■ **Instructions to follow**:
Give back exactly the lines from the beginning of the listing below to the line holding "width=144.75pt,minimum height=35.25pt] (ST)", both ends included; the pictures stay out.

■ **Given material**:
..............................

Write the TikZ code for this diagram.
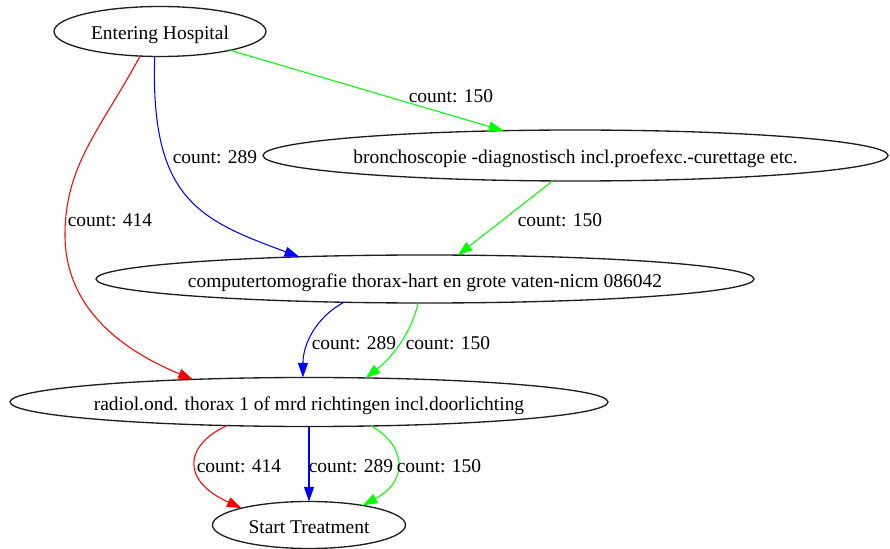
\documentclass[tikz,border=0pt]{standalone}
\usepackage{fontspec}
\setmainfont{Liberation Serif}
\usetikzlibrary{shapes.geometric,arrows.meta}
\definecolor{edgered}{RGB}{255,0,0}
\definecolor{edgeblue}{RGB}{0,0,255}
\definecolor{edgegreen}{RGB}{0,255,0}
\definecolor{outline}{RGB}{30,30,30}
\begin{document}
\begin{tikzpicture}[x=0.75pt,y=-0.75pt,
  txt/.style={inner sep=0pt,font=\fontsize{14.6}{17}\selectfont,text height=0.95em,text depth=0pt},
  state/.style={ellipse,draw=outline,line width=1pt,inner sep=0pt,outer sep=0pt,
    label={[txt,yshift=-1.5pt]center:#1}},
  lbl/.style={txt},
  flow/.style={line width=0.8pt,-{Triangle[length=11pt,width=7.5pt]}},
]
\useasboundingbox (0,0) rectangle (890,549);

% activities (ellipse size fixed, name set as centred label)
\node[state={Entering Hospital},minimum width=159pt,minimum height=37.5pt] (EH) at (160,31.5) {};
\node[state={bronchoscopie -diagnostisch incl.proefexc.-curettage etc.},
  minimum width=468.75pt,minimum height=38.25pt] (BR) at (575.5,155.5) {};
\node[state={computertomografie thorax-hart en grote vaten-nicm 086042},
  minimum width=493.5pt,minimum height=36pt] (CT) at (425,279) {};
\node[state={radiol.ond. thorax 1 of mrd richtingen incl.doorlichting},
  minimum width=448.5pt,minimum height=36.75pt] (RD) at (309,402) {};
\node[state={Start Treatment},minimum width=144.75pt,minimum height=35.25pt] (ST) at (309,525) {};

% transitions
\draw[flow,edgegreen] (EH.-15.6) -- (BR.161.9);
\draw[flow,edgeblue] (EH.-102) .. controls (150,200) and (200,220) .. (CT.170.8);
\coordinate (redmid) at (65,235);
\draw[flow,edgered] (EH.-129) .. controls (100,130) and (65,165) .. (redmid)
  .. controls (65,300) and (110,345) .. (RD.169.5);
\draw[flow,edgegreen] (BR.-132.8) -- (CT.36.7);
\draw[flow,edgeblue] (CT.-164.9) .. controls (315,318) and (303,345) .. (RD.104);
\draw[flow,edgegreen] (CT.-106.3) .. controls (412,330) and (395,355) .. (RD.23.6);
\draw[flow,edgered] (RD.-164.7) .. controls (185,445) and (180,480) .. (ST.166.8);
\draw[flow,edgeblue] (RD.south) -- (ST.north);
\draw[flow,edgegreen] (RD.-21.8) .. controls (405,445) and (410,480) .. (ST.20.1);

% counts
\node[lbl] (l1) at (451,96) {count: 150};
\node[lbl] (l2) at (215,157) {count: 289};
\node[lbl] (l3) at (110,220) {count: 414};
\node[lbl] (l4) at (560,220) {count: 150};
\node[lbl] (l5) at (354,343) {count: 289};
\node[lbl] (l6) at (448,343) {count: 150};
\node[lbl] (l7) at (239,466) {count: 414};
\node[lbl] (l8) at (351,466) {count: 289};
\node[lbl] (l9) at (439,466) {count: 150};
\end{tikzpicture}
\end{document}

..............................

■ **Exercise response**:
Write the TikZ code for this diagram.
\documentclass[tikz,border=0pt]{standalone}
\usepackage{fontspec}
\setmainfont{Liberation Serif}
\usetikzlibrary{shapes.geometric,arrows.meta}
\definecolor{edgered}{RGB}{255,0,0}
\definecolor{edgeblue}{RGB}{0,0,255}
\definecolor{edgegreen}{RGB}{0,255,0}
\definecolor{outline}{RGB}{30,30,30}
\begin{document}
\begin{tikzpicture}[x=0.75pt,y=-0.75pt,
  txt/.style={inner sep=0pt,font=\fontsize{14.6}{17}\selectfont,text height=0.95em,text depth=0pt},
  state/.style={ellipse,draw=outline,line width=1pt,inner sep=0pt,outer sep=0pt,
    label={[txt,yshift=-1.5pt]center:#1}},
  lbl/.style={txt},
  flow/.style={line width=0.8pt,-{Triangle[length=11pt,width=7.5pt]}},
]
\useasboundingbox (0,0) rectangle (890,549);

% activities (ellipse size fixed, name set as centred label)
\node[state={Entering Hospital},minimum width=159pt,minimum height=37.5pt] (EH) at (160,31.5) {};
\node[state={bronchoscopie -diagnostisch incl.proefexc.-curettage etc.},
  minimum width=468.75pt,minimum height=38.25pt] (BR) at (575.5,155.5) {};
\node[state={computertomografie thorax-hart en grote vaten-nicm 086042},
  minimum width=493.5pt,minimum height=36pt] (CT) at (425,279) {};
\node[state={radiol.ond. thorax 1 of mrd richtingen incl.doorlichting},
  minimum width=448.5pt,minimum height=36.75pt] (RD) at (309,402) {};
\node[state={Start Treatment},minimum width=144.75pt,minimum height=35.25pt] (ST) at (309,525) {};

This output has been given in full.